#### DATA ROWS

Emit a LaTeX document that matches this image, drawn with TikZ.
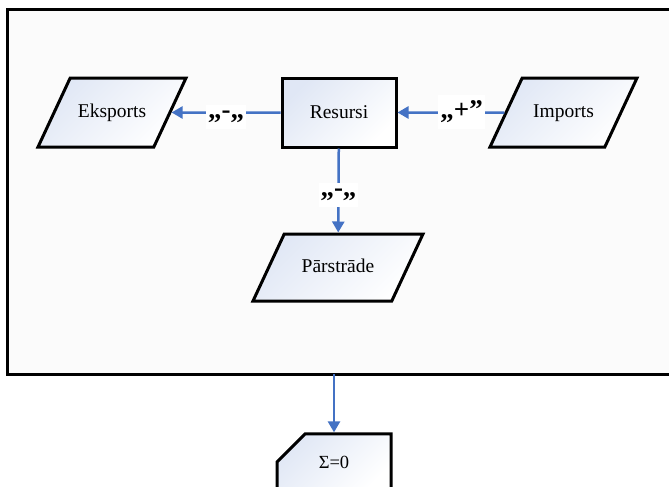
\documentclass[tikz,border=0pt]{standalone}
\usepackage{fontspec}
\setmainfont{Liberation Serif}
\usetikzlibrary{shapes.geometric,shapes.misc,arrows.meta}
\definecolor{flowblue}{HTML}{4472C4}
\definecolor{boxblue}{HTML}{E0E7F5}

\begin{document}
\begin{tikzpicture}
		[x=1pt,y=-1pt,
		box/.style={draw=black,line width=3pt,top color=boxblue,bottom color=white,shading angle=45,font=\fontsize{19.5}{22}\selectfont},
		para/.style={box,trapezium,trapezium left angle=65,trapezium right angle=115,trapezium stretches body=true,
		text height=13pt,text depth=4pt},
		flow/.style={-{Triangle[length=11pt,width=12pt]},flowblue,line width=2.5pt},
		sign/.style={fill=white,text=black,inner xsep=2pt,inner ysep=6pt,anchor=base,yshift=-6pt,font=\bfseries\fontsize{27}{29}\selectfont}]
		
		\useasboundingbox (0,0) rectangle (669,487);
		\clip (0,0) rectangle (669,487);
		\fill[white] (0,0) rectangle (669,487);
		
		% outer frame
		\draw[line width=3pt,fill=gray!3] (7,10) rectangle (690,374);
		\coordinate (framebottom) at (334,374);
		
		\node[para,inner ysep=26pt,minimum width=148pt] (eksports) at (112,112.5) {Eksports};
		\node[box,minimum width=114pt,minimum height=69pt] (resursi) at (339,112.5) {Resursi};
		\node[para,inner ysep=26pt,minimum width=147pt] (imports) at (563.5,112.5) {Imports};
		\node[para,inner ysep=25pt,minimum width=170pt] (parstrade) at (338,267.5) {Pārstrāde};
		
		\node[box,chamfered rectangle,chamfered rectangle corners=north west,
		chamfered rectangle xsep=20pt,chamfered rectangle ysep=21pt,
		minimum width=114pt,minimum height=56pt,font=\fontsize{18.5}{20}\selectfont] (sigma) at (334,462) {Σ=0};
		
		\draw[flow] (resursi) -- (eksports) node[sign,midway] {„-„};
		\draw[flow] (imports) -- (resursi) node[sign,pos=0.4] {„+”};
		\draw[flow] (resursi) -- (parstrade) node[sign,midway] {„-„};
		\draw[flow] (framebottom) -- (sigma.north -| framebottom);
		
		\end{tikzpicture}
\end{document}
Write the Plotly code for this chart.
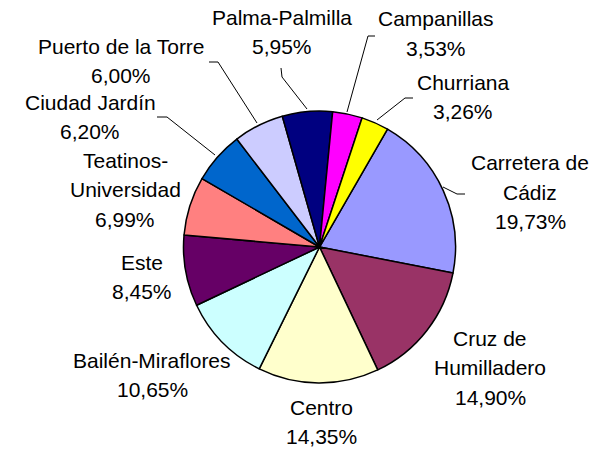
import plotly.graph_objects as go

W, H = 604, 451

labels = ["Carretera de Cádiz", "Cruz de Humilladero", "Centro", "Bailén-Miraflores",
          "Este", "Teatinos-Universidad", "Ciudad Jardín", "Puerto de la Torre",
          "Palma-Palmilla", "Campanillas", "Churriana"]
values = [19.73, 14.90, 14.35, 10.65, 8.45, 6.99, 6.20, 6.00, 5.95, 3.53, 3.26]
colors = ["#9999FF", "#993366", "#FFFFCC", "#CCFFFF", "#660066", "#FF8080",
          "#0066CC", "#CCCCFF", "#000080", "#FF00FF", "#FFFF00"]
label_lines = [["Carretera de", "Cádiz"], ["Cruz de", "Humilladero"], ["Centro"],
               ["Bailén-Miraflores"], ["Este"], ["Teatinos-", "Universidad"],
               ["Ciudad Jardín"], ["Puerto de la Torre"], ["Palma-Palmilla"],
               ["Campanillas"], ["Churriana"]]

# label block placement (pixel: center x, first-line center y)
label_pos = [(530, 163), (490, 338), (322, 407), (152, 360), (142, 262), (125, 160),
             (90, 102), (121, 46), (282, 17), (436, 19), (463, 82)]
LINE = 29.5

# leader lines (pixel polylines)
leaders = [
    [(465, 194), (457, 194), (443, 187)],
    [(157, 117), (167, 117), (215, 155)],
    [(209, 62), (218, 62), (257, 123)],
    [(281, 68), (282, 77), (307, 109)],
    [(375, 36), (368, 36), (347, 112)],
    [(413, 98), (405, 98), (377, 120)],
]

def px(x, y):
    return x / W, 1 - y / H

cx, cy, r = 319.5, 247, 136
x0, y1 = px(cx - r, cy - r)
x1, y0 = px(cx + r, cy + r)

fig = go.Figure(go.Pie(
    labels=labels, values=values, sort=False, direction="clockwise", rotation=30,
    marker=dict(colors=colors, line=dict(color="black", width=1.5)),
    textinfo="none", hoverinfo="label+percent", showlegend=False,
    domain=dict(x=[x0, x1], y=[y0, y1]),
))

font = dict(family="Liberation Sans, Arial, sans-serif", size=21, color="black")
annotations = []
for lines, v, (lx, ly) in zip(label_lines, values, label_pos):
    all_lines = lines + [f"{v:.2f}%".replace(".", ",")]
    for i, t in enumerate(all_lines):
        ax, ay = px(lx, ly + i * LINE)
        annotations.append(dict(x=ax, y=ay, xref="paper", yref="paper", text=t,
                                showarrow=False, xanchor="center", yanchor="middle",
                                font=font))

shapes = []
for pts in leaders:
    path = ""
    for i, (x, y) in enumerate(pts):
        a, b = px(x, y)
        path += ("M" if i == 0 else "L") + f"{a},{b} "
    shapes.append(dict(type="path", path=path.strip(), xref="paper", yref="paper",
                       line=dict(color="black", width=1)))

fig.update_layout(width=W, height=H, margin=dict(l=0, r=0, t=0, b=0),
                  paper_bgcolor="white", plot_bgcolor="white",
                  annotations=annotations, shapes=shapes)
fig.write_html("out.html", config={"displayModeBar": False},
               post_script="document.body.style.margin='0';document.body.style.overflow='hidden';")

########

- [WHAT YOU WILL DO] Print out every entry above without changing a word, and leave out the pictures.

- [OUTPUT FOR THIS EXERCISE]
Emit a LaTeX document that matches this image, drawn with TikZ.
\documentclass[tikz,border=0pt]{standalone}
\usepackage{fontspec}
\setmainfont{Liberation Serif}
\usetikzlibrary{shapes.geometric,shapes.misc,arrows.meta}
\definecolor{flowblue}{HTML}{4472C4}
\definecolor{boxblue}{HTML}{E0E7F5}

\begin{document}
\begin{tikzpicture}
		[x=1pt,y=-1pt,
		box/.style={draw=black,line width=3pt,top color=boxblue,bottom color=white,shading angle=45,font=\fontsize{19.5}{22}\selectfont},
		para/.style={box,trapezium,trapezium left angle=65,trapezium right angle=115,trapezium stretches body=true,
		text height=13pt,text depth=4pt},
		flow/.style={-{Triangle[length=11pt,width=12pt]},flowblue,line width=2.5pt},
		sign/.style={fill=white,text=black,inner xsep=2pt,inner ysep=6pt,anchor=base,yshift=-6pt,font=\bfseries\fontsize{27}{29}\selectfont}]
		
		\useasboundingbox (0,0) rectangle (669,487);
		\clip (0,0) rectangle (669,487);
		\fill[white] (0,0) rectangle (669,487);
		
		% outer frame
		\draw[line width=3pt,fill=gray!3] (7,10) rectangle (690,374);
		\coordinate (framebottom) at (334,374);
		
		\node[para,inner ysep=26pt,minimum width=148pt] (eksports) at (112,112.5) {Eksports};
		\node[box,minimum width=114pt,minimum height=69pt] (resursi) at (339,112.5) {Resursi};
		\node[para,inner ysep=26pt,minimum width=147pt] (imports) at (563.5,112.5) {Imports};
		\node[para,inner ysep=25pt,minimum width=170pt] (parstrade) at (338,267.5) {Pārstrāde};
		
		\node[box,chamfered rectangle,chamfered rectangle corners=north west,
		chamfered rectangle xsep=20pt,chamfered rectangle ysep=21pt,
		minimum width=114pt,minimum height=56pt,font=\fontsize{18.5}{20}\selectfont] (sigma) at (334,462) {Σ=0};
		
		\draw[flow] (resursi) -- (eksports) node[sign,midway] {„-„};
		\draw[flow] (imports) -- (resursi) node[sign,pos=0.4] {„+”};
		\draw[flow] (resursi) -- (parstrade) node[sign,midway] {„-„};
		\draw[flow] (framebottom) -- (sigma.north -| framebottom);
		
		\end{tikzpicture}
\end{document}
Write the Plotly code for this chart.
import plotly.graph_objects as go

W, H = 604, 451

labels = ["Carretera de Cádiz", "Cruz de Humilladero", "Centro", "Bailén-Miraflores",
          "Este", "Teatinos-Universidad", "Ciudad Jardín", "Puerto de la Torre",
          "Palma-Palmilla", "Campanillas", "Churriana"]
values = [19.73, 14.90, 14.35, 10.65, 8.45, 6.99, 6.20, 6.00, 5.95, 3.53, 3.26]
colors = ["#9999FF", "#993366", "#FFFFCC", "#CCFFFF", "#660066", "#FF8080",
          "#0066CC", "#CCCCFF", "#000080", "#FF00FF", "#FFFF00"]
label_lines = [["Carretera de", "Cádiz"], ["Cruz de", "Humilladero"], ["Centro"],
               ["Bailén-Miraflores"], ["Este"], ["Teatinos-", "Universidad"],
               ["Ciudad Jardín"], ["Puerto de la Torre"], ["Palma-Palmilla"],
               ["Campanillas"], ["Churriana"]]

# label block placement (pixel: center x, first-line center y)
label_pos = [(530, 163), (490, 338), (322, 407), (152, 360), (142, 262), (125, 160),
             (90, 102), (121, 46), (282, 17), (436, 19), (463, 82)]
LINE = 29.5

# leader lines (pixel polylines)
leaders = [
    [(465, 194), (457, 194), (443, 187)],
    [(157, 117), (167, 117), (215, 155)],
    [(209, 62), (218, 62), (257, 123)],
    [(281, 68), (282, 77), (307, 109)],
    [(375, 36), (368, 36), (347, 112)],
    [(413, 98), (405, 98), (377, 120)],
]

def px(x, y):
    return x / W, 1 - y / H

cx, cy, r = 319.5, 247, 136
x0, y1 = px(cx - r, cy - r)
x1, y0 = px(cx + r, cy + r)

fig = go.Figure(go.Pie(
    labels=labels, values=values, sort=False, direction="clockwise", rotation=30,
    marker=dict(colors=colors, line=dict(color="black", width=1.5)),
    textinfo="none", hoverinfo="label+percent", showlegend=False,
    domain=dict(x=[x0, x1], y=[y0, y1]),
))

font = dict(family="Liberation Sans, Arial, sans-serif", size=21, color="black")
annotations = []
for lines, v, (lx, ly) in zip(label_lines, values, label_pos):
    all_lines = lines + [f"{v:.2f}%".replace(".", ",")]
    for i, t in enumerate(all_lines):
        ax, ay = px(lx, ly + i * LINE)
        annotations.append(dict(x=ax, y=ay, xref="paper", yref="paper", text=t,
                                showarrow=False, xanchor="center", yanchor="middle",
                                font=font))

shapes = []
for pts in leaders:
    path = ""
    for i, (x, y) in enumerate(pts):
        a, b = px(x, y)
        path += ("M" if i == 0 else "L") + f"{a},{b} "
    shapes.append(dict(type="path", path=path.strip(), xref="paper", yref="paper",
                       line=dict(color="black", width=1)))

fig.update_layout(width=W, height=H, margin=dict(l=0, r=0, t=0, b=0),
                  paper_bgcolor="white", plot_bgcolor="white",
                  annotations=annotations, shapes=shapes)
fig.write_html("out.html", config={"displayModeBar": False},
               post_script="document.body.style.margin='0';document.body.style.overflow='hidden';")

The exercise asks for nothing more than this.